The only one the scholars agree is, if someone slaps you, you turn the other cheek, which if we’re honest is only good advice if the person is your mother or someone who outweighs you by a couple hundred pounds. But what that’s saying is, the one that the scholars say there really is the only thing that Jesus might’ve said is more than anything, a call for peace, and that’s something for humans to ponder. What Jesus was was the beginning of a model of someone people could follow, not an abstract God we can’t see touch, taste, photograph and science can’t prove or you think is nothing, but a great model of ethical commitment to loving people even when they don’t deserve it. A model that represents the struggle between the flesh and the spirit, a model who led a rebellion against conformity and the acceptance of the way things are, and a model for how to live naming what is true while struggling with the battle between life and death.

Jesus or the story of Jesus has all of what we molecular messes go through in life, suffering and love, moments of clarity, moments of confusion, confronting power and giving in to power, loneliness and being misunderstood, the death of our dreams and new life to those same dreams and communion and friendship and joy even in the face of empire and violence and the abuse of power. Even as some today will interpret Jesus’ death as victory for all, to me, the miracle of today is that all this lasted 2000 years. All these words, all these stories, what really matters is that they help me define who I am with words like, “By your good works, you glorify God. Faith without works is dead. And for I was hungry and you gave me something to eat and I was thirsty and you gave me something to drink and I was a stranger and you invited me in and I needed clothes and you clothed me and I was sick, and you look after me and I was in prison and you came to visit me.” Have you ever heard those words?
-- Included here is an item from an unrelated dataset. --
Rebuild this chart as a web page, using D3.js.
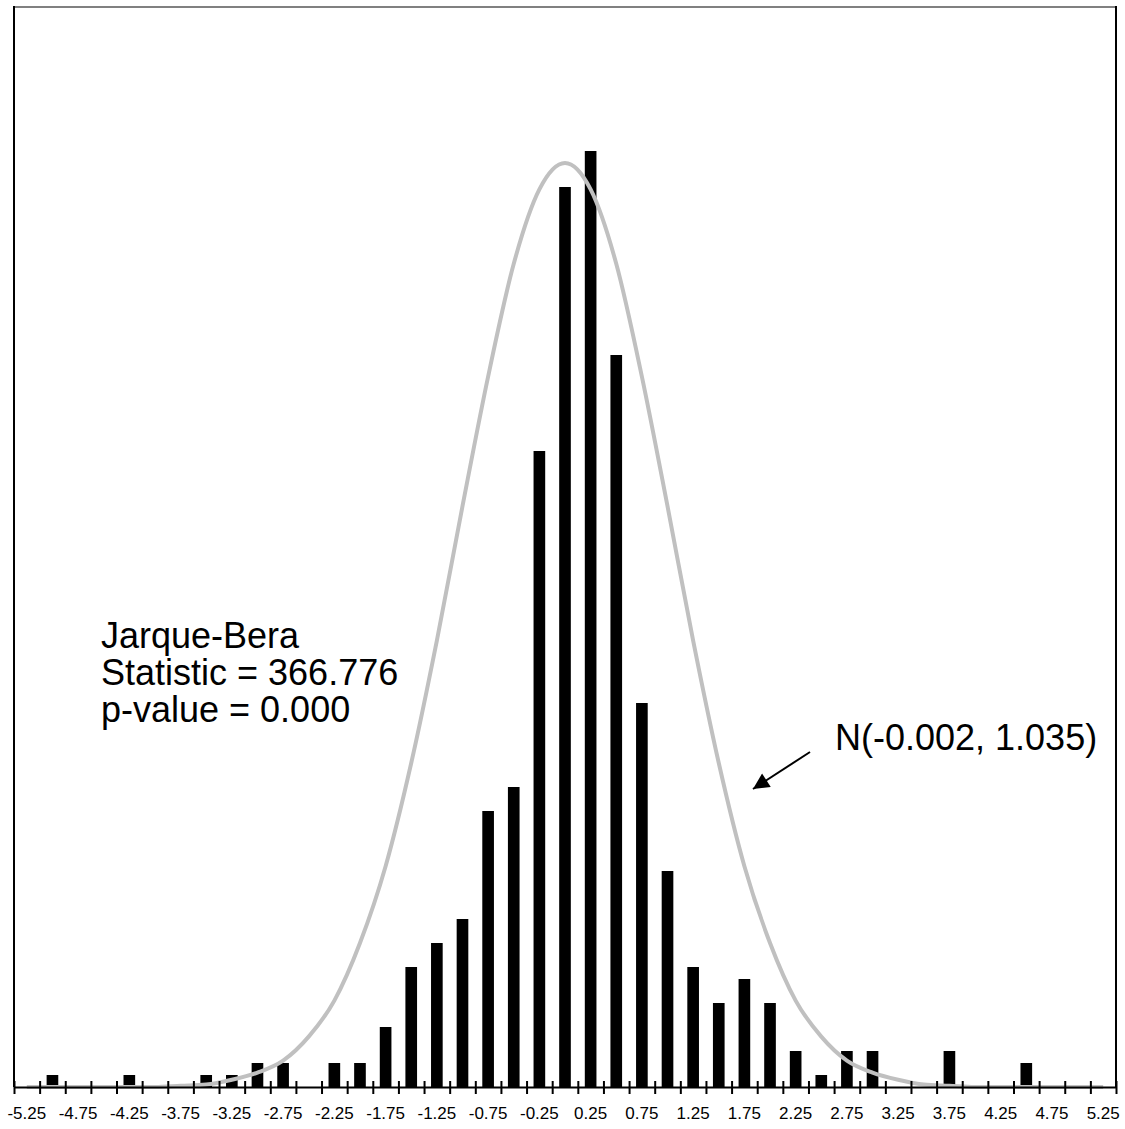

They’re pretty good ideas to live by. They’re something, not nothing. And they became the model of what would become the beginning of the church, despite how far the church has strayed from that core mission to serve and to be of use and to define our molecular lives by what we do in the world, not by what we say. That ground floor of the church at large has been warped into so many things we aren’t going to talk about today, but I’m pretty sure the churches who promise, if you believe in Jesus, you will somehow be blessed by Jesus with riches or those who promote some political reality that discriminates against people for non-conformity, have it wrong and have not the blessing of the real God of nothing. I’m pretty sure that if we read the stories closely that we have it nearer to right, which makes our Easter service the place to be. Thank you very much.
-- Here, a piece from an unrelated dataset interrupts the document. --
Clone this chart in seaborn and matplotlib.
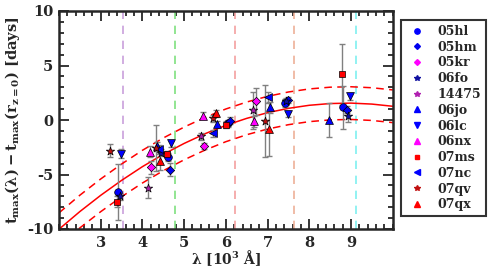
import numpy as np
import pandas as pd
import matplotlib
matplotlib.use("Agg")
import matplotlib.pyplot as plt
from matplotlib.lines import Line2D
import seaborn as sns

# ---------------- data ----------------
sn_names = ["05hl", "05hm", "05kr", "06fo", "14475", "06jo", "06lc", "06nx",
            "07ms", "07nc", "07qv", "07qx"]

wl_05hl = [3.41, 4.62, 6.05, 7.42, 8.82]
dt_05hl = [-6.6, -3.4, -0.3, 1.55, 1.15]
er_05hl = [2.6, 0.4, 0.3, 0.4, 2.0]

wl_05hm = [4.66, 6.10, 7.50, 8.90]
dt_05hm = [-4.55, -0.05, 1.85, 0.95]
er_05hm = [0.6, 0.3, 0.3, 0.3]

wl_05kr = [4.20, 5.48, 6.72]
dt_05kr = [-4.35, -2.4, 1.7]
er_05kr = [0.6, 0.3, 1.2]

wl_06fo = [3.46, 4.45, 7.45, 8.94]
dt_06fo = [-7.0, -3.0, 1.7, 0.4]
er_06fo = [0.3, 0.3, 0.3, 0.6]

wl_14475 = [4.14, 5.41, 6.66]
dt_14475 = [-6.2, -1.5, 0.9]
er_14475 = [1.0, 0.3, 1.7]

wl_06jo = [4.36, 5.78, 7.06, 8.47]
dt_06jo = [-2.4, -0.37, 1.16, 0.0]
er_06jo = [0.4, 0.3, 0.5, 1.6]

wl_06lc = [3.48, 4.69, 7.48, 8.98]
dt_06lc = [-3.1, -2.14, 0.55, 2.17]
er_06lc = [0.4, 0.3, 0.3, 0.3]

wl_06nx = [4.18, 5.46, 6.68]
dt_06nx = [-2.9, 0.4, -0.1]
er_06nx = [0.5, 0.3, 0.5]

wl_07ms = [3.38, 4.58, 6.00, 8.78]
dt_07ms = [-7.5, -3.1, -0.43, 4.2]
er_07ms = [0.5, 0.3, 0.3, 2.8]

wl_07nc = [4.40, 5.70, 7.00]
dt_07nc = [-2.7, -1.22, 2.08]
er_07nc = [0.4, 0.3, 0.5]

wl_07qv = [3.22, 4.33, 5.68, 6.94]
dt_07qv = [-2.8, -2.6, 0.15, -0.06]
er_07qv = [0.6, 2.1, 0.3, 3.3]

wl_07qx = [4.41, 5.76, 7.04]
dt_07qx = [-3.8, 0.6, -0.83]
er_07qx = [0.8, 0.3, 2.5]

fit_wl = [2.0, 2.5, 3.0, 3.5, 4.0, 4.5, 5.0, 5.5, 6.0, 6.5, 7.0, 7.5, 8.0,
          8.5, 9.0, 9.5, 10.0]
fit_dt = [-10.02, -8.40, -6.91, -5.54, -4.28, -3.15, -2.15, -1.26, -0.49,
          0.15, 0.67, 1.07, 1.35, 1.51, 1.55, 1.46, 1.26]
band_halfwidth = 1.5

# filter effective wavelengths (vertical dashed lines)
filter_wl = [3.54, 4.77, 6.23, 7.63, 9.13]
filter_colors = ["#c9a0dc", "#7fe07f", "#f4a0a0", "#eeb098", "#7ff0f0"]

# ---------------- styling ----------------
styles = {
    "05hl": dict(marker="o", color="#0000ff", s=30),
    "05hm": dict(marker="D", color="#0000ee", s=18),
    "05kr": dict(marker="D", color="#ff00ff", s=18),
    "06fo": dict(marker="*", color="#1010a0", s=40),
    "14475": dict(marker="*", color="#b020b0", s=40),
    "06jo": dict(marker="^", color="#0000ff", s=32),
    "06lc": dict(marker="v", color="#0000ff", s=32),
    "06nx": dict(marker="^", color="#ff00ff", s=32),
    "07ms": dict(marker="s", color="#ff0000", s=24),
    "07nc": dict(marker="<", color="#0000ff", s=32),
    "07qv": dict(marker="*", color="#c01010", s=40),
    "07qx": dict(marker="^", color="#ff0000", s=32),
}

data = {
    "05hl": (wl_05hl, dt_05hl, er_05hl), "05hm": (wl_05hm, dt_05hm, er_05hm),
    "05kr": (wl_05kr, dt_05kr, er_05kr), "06fo": (wl_06fo, dt_06fo, er_06fo),
    "14475": (wl_14475, dt_14475, er_14475), "06jo": (wl_06jo, dt_06jo, er_06jo),
    "06lc": (wl_06lc, dt_06lc, er_06lc), "06nx": (wl_06nx, dt_06nx, er_06nx),
    "07ms": (wl_07ms, dt_07ms, er_07ms), "07nc": (wl_07nc, dt_07nc, er_07nc),
    "07qv": (wl_07qv, dt_07qv, er_07qv), "07qx": (wl_07qx, dt_07qx, er_07qx),
}

rows = []
for name in sn_names:
    w, d, e = data[name]
    for a, b, c in zip(w, d, e):
        rows.append(dict(sn=name, wl=a, dt=b, err=c))
df = pd.DataFrame(rows)

fit_df = pd.DataFrame(dict(wl=fit_wl, dt=fit_dt))
fit_df["up"] = fit_df["dt"] + band_halfwidth
fit_df["lo"] = fit_df["dt"] - band_halfwidth

sns.set_style("ticks")
plt.rcParams["font.family"] = ["DejaVu Serif"]
plt.rcParams["font.weight"] = "bold"
plt.rcParams["mathtext.fontset"] = "dejavuserif"
plt.rcParams["mathtext.default"] = "bf"
plt.rcParams["axes.unicode_minus"] = False

fig = plt.figure(figsize=(4.91, 2.68), dpi=100)
ax = fig.add_axes([59 / 491, 1 - 229 / 268, (392.7 - 59) / 491, (229 - 11) / 268])

for w, c in zip(filter_wl, filter_colors):
    ax.axvline(w, color=c, ls=(0, (5, 4)), lw=1.2, zorder=1)

sns.lineplot(data=fit_df, x="wl", y="dt", ax=ax, color="red", lw=1.1,
             zorder=2, sort=False)
sns.lineplot(data=fit_df, x="wl", y="up", ax=ax, color="red", lw=1.1,
             ls=(0, (5, 3.5)), zorder=2, sort=False)
sns.lineplot(data=fit_df, x="wl", y="lo", ax=ax, color="red", lw=1.1,
             ls=(0, (5, 3.5)), zorder=2, sort=False)

ax.errorbar(df["wl"], df["dt"], yerr=df["err"], fmt="none", ecolor="#808080",
            elinewidth=1.0, capsize=2.5, capthick=1.0, zorder=3)

for name in sn_names:
    st = styles[name]
    sub = df[df["sn"] == name]
    sns.scatterplot(data=sub, x="wl", y="dt", ax=ax, marker=st["marker"],
                    color=st["color"], s=st["s"], edgecolor="black",
                    linewidth=0.5, zorder=4, legend=False)

ax.set_xlim(2, 10)
ax.set_ylim(-10, 10)
ax.set_xticks([3, 4, 5, 6, 7, 8, 9])
ax.set_yticks([-10, -5, 0, 5, 10])
ax.set_xticks(np.arange(2, 10.01, 0.2), minor=True)
ax.set_yticks(np.arange(-10, 10.01, 1), minor=True)
ax.tick_params(which="both", direction="in", top=True, right=True,
               width=1.3, labelsize=10.5)
ax.tick_params(axis="x", which="major", pad=5)
ax.tick_params(axis="y", which="major", pad=4)
ax.tick_params(which="major", length=7)
ax.tick_params(which="minor", length=3.5)
for lab in ax.get_xticklabels() + ax.get_yticklabels():
    lab.set_fontweight("bold")
for sp in ax.spines.values():
    sp.set_linewidth(1.8)

ax.set_xlabel(r"$\lambda$ [10$^{3}$ Å]", fontsize=10, fontweight="bold",
              labelpad=-1)
ax.set_ylabel(r"$t_{max}(\lambda)-t_{max}(r_{z=0})$ [days]", fontsize=10.5,
              fontweight="bold", labelpad=4)

handles = []
for name in sn_names:
    st = styles[name]
    ms = np.sqrt(st["s"]) * 0.7
    handles.append(Line2D([], [], ls="none", marker=st["marker"],
                          color=st["color"], markersize=ms,
                          markeredgecolor=st["color"], label=name))
leg = fig.legend(handles=handles, loc="upper left",
                 bbox_to_anchor=(401 / 491, 1 - 20 / 268),
                 borderaxespad=0.0,
                 frameon=True, fancybox=False, edgecolor="black",
                 handlelength=1.8, handletextpad=0.7, labelspacing=0.22,
                 borderpad=0.4, prop=dict(family="DejaVu Serif",
                                          weight="bold", size=9))
leg.get_frame().set_linewidth(1.5)

fig.savefig("out.png", dpi=100)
Because here, and maybe why you showed up today, here we try to encourage living your life closer to the Jesus who said those things about feeding and serving and seeing no stranger and turning acts of love into action. Plus that line in the Maundy Thursday service that is the mandate to all life, that if the God of nothing or nothing of God wants human beings to do anything, it’s to love one another, to live in mutuality. That is God to me. When we feel a bond between you and me and everyone, and even those we disagree with, all the molecules in life as one, we learn that lesson again and again, the one that the Jesus of Nazareth was teaching in his rambling stories, telling and taking in of strangers and challenging truths. And if we live through those things, we might be better off as people and a world.

Living into our mutuality

Or as Aurora Levins Morales, a Jewish Puerto Rican poet who T. J. read today who grew up at first Unitarian church in Chicago says, “What if? What if we never drown in despair but learn to float? What if here and now in the death throes of the age of greed in fevered ramping up of extraction with our people falling all around us, we crouch around the fire we keep making in a bed of shredded headlines from the fictions of our hopes rubbed like prayer beads between our palms until they spark and tell each other these stories, nothing is lost.” She says, “The rivers are ancient, but the moment is new.” What if we live into our mutuality like Jesus wanted us to? What if the miracle we celebrate today isn’t Jesus being taken up to heaven by God, but that out of nothing, we came? In the beginning was the word and the word became molecules called Jesus who used words to try to reset the human heart. And it all became us, sitting in this space with our nice clothes and wondering what this is all about and hearing words and stories and hopes rubbed together, stories about nothing and everything. And that’s what matters.

What if? And what if it matters that once a year we Unitarians and people all over the world put on bright-colored clothes and hats and just show up? And what if because of all this, maybe today we’re just a little more kind to one another and we see life as precious, not despairing and it reboots the hearts of each of us? What if resurrection isn’t Jesus getting pulled up to heaven, but rather we getting pulled up into caring about what matters? Giving up on our cynicism and our fear about the world just for a moment and making sense of a story that doesn’t really make a lot of sense. It’s seeing in it an urging for mutuality and a signal to the possibility of the crushing call to love. Such possibilities come from nothing through God to us, via Jesus, and I don’t know if any of this makes sense, but what makes sense to me is that it’s Easter and Easter asks us to have faith in something, to give history a higher meaning, to affirm the freedom of the human spirit, to cultivate some humility and love and compassion and see how these things illuminate life’s purpose.

And that makes sense to me. That is why I love Easter, and that is maybe why you came here today, and I hope you come back next week. And that is why those, “He has risen,” signs don’t bother me because what rises in me each time on this Sunday is a great hope for us all, is a reminder, a call to love, a joy, a community of souls seeking something, a group of molecules that just call themselves names who showed up here, and that’s what matters. So friends, happy Easter and amen.